DATA PROVIDED -

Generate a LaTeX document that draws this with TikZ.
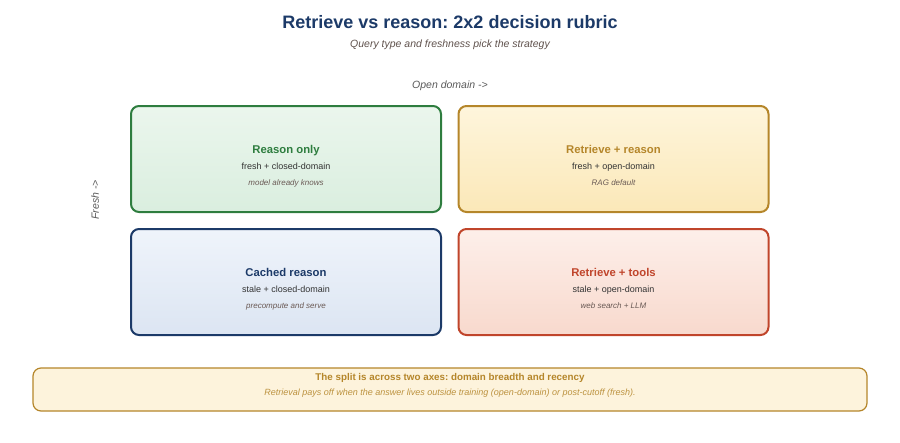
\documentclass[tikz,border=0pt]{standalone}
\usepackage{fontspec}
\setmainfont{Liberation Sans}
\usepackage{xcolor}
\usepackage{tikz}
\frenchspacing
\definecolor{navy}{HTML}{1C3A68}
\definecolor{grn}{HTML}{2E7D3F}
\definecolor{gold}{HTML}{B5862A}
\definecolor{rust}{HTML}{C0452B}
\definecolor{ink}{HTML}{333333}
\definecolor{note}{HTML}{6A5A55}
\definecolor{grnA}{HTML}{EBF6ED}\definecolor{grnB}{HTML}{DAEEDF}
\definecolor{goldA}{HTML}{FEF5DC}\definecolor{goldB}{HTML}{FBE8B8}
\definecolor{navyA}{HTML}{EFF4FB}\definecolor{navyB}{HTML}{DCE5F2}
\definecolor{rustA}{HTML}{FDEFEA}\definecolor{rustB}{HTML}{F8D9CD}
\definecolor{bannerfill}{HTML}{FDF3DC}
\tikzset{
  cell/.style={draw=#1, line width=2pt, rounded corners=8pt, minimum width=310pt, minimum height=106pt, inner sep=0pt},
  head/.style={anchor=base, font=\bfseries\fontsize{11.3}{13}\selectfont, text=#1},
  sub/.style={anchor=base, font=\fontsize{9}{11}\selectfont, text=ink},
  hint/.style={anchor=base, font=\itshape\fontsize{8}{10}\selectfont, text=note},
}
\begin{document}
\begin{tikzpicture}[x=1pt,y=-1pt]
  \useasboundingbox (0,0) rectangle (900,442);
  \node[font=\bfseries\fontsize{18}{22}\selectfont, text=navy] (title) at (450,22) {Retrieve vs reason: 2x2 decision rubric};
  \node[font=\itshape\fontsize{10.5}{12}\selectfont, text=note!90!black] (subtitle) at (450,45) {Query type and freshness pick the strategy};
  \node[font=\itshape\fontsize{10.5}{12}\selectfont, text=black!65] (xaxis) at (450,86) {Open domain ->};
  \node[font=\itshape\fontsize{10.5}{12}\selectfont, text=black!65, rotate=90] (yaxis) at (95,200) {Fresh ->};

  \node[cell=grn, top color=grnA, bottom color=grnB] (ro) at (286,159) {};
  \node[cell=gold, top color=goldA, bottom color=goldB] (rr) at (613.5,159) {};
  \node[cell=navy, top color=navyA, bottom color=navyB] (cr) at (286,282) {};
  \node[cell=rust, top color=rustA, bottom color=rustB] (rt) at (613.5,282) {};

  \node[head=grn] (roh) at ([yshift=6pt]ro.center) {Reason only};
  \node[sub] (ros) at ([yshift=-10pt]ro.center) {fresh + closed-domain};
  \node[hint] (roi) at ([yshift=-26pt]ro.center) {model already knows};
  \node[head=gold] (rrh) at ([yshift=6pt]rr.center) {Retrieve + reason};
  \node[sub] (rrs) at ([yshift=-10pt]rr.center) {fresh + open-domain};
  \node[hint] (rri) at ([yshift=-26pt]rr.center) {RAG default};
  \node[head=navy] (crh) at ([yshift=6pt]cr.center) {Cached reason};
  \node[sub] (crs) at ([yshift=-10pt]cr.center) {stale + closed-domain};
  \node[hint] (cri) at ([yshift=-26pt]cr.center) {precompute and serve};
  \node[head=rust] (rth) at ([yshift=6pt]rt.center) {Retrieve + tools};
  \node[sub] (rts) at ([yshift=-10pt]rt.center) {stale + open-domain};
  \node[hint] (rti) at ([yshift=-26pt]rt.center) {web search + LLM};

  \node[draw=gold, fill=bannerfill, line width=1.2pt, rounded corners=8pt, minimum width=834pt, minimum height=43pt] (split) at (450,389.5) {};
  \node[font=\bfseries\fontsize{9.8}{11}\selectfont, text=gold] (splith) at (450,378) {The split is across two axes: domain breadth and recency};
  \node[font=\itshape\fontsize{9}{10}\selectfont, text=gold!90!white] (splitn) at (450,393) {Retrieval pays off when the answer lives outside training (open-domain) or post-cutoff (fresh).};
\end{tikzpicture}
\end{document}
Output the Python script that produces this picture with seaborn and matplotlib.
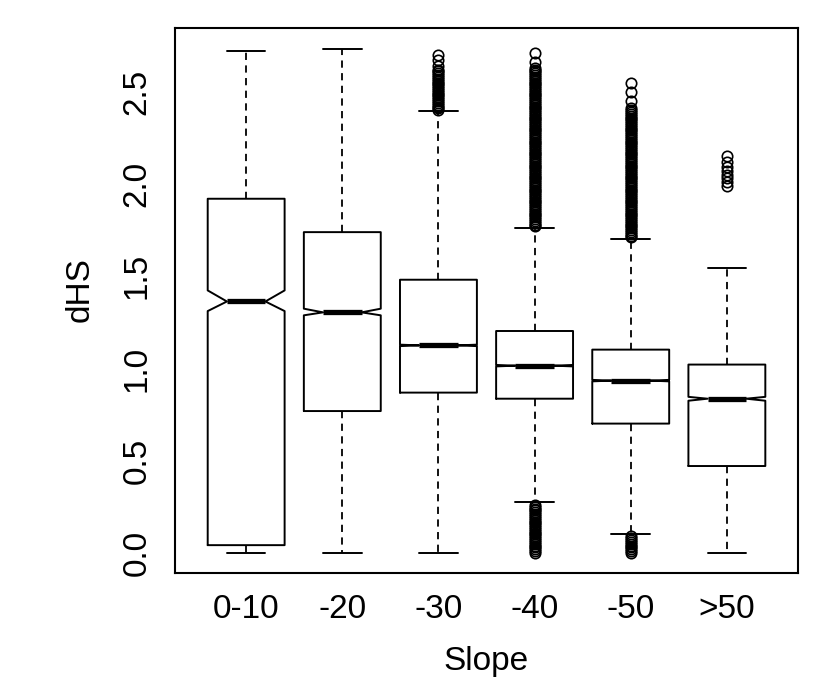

WRITTEN TASK - Look through the listing above and count the lines where the string "with" appears. Report the number only.

EXERCISE SOLUTION - 2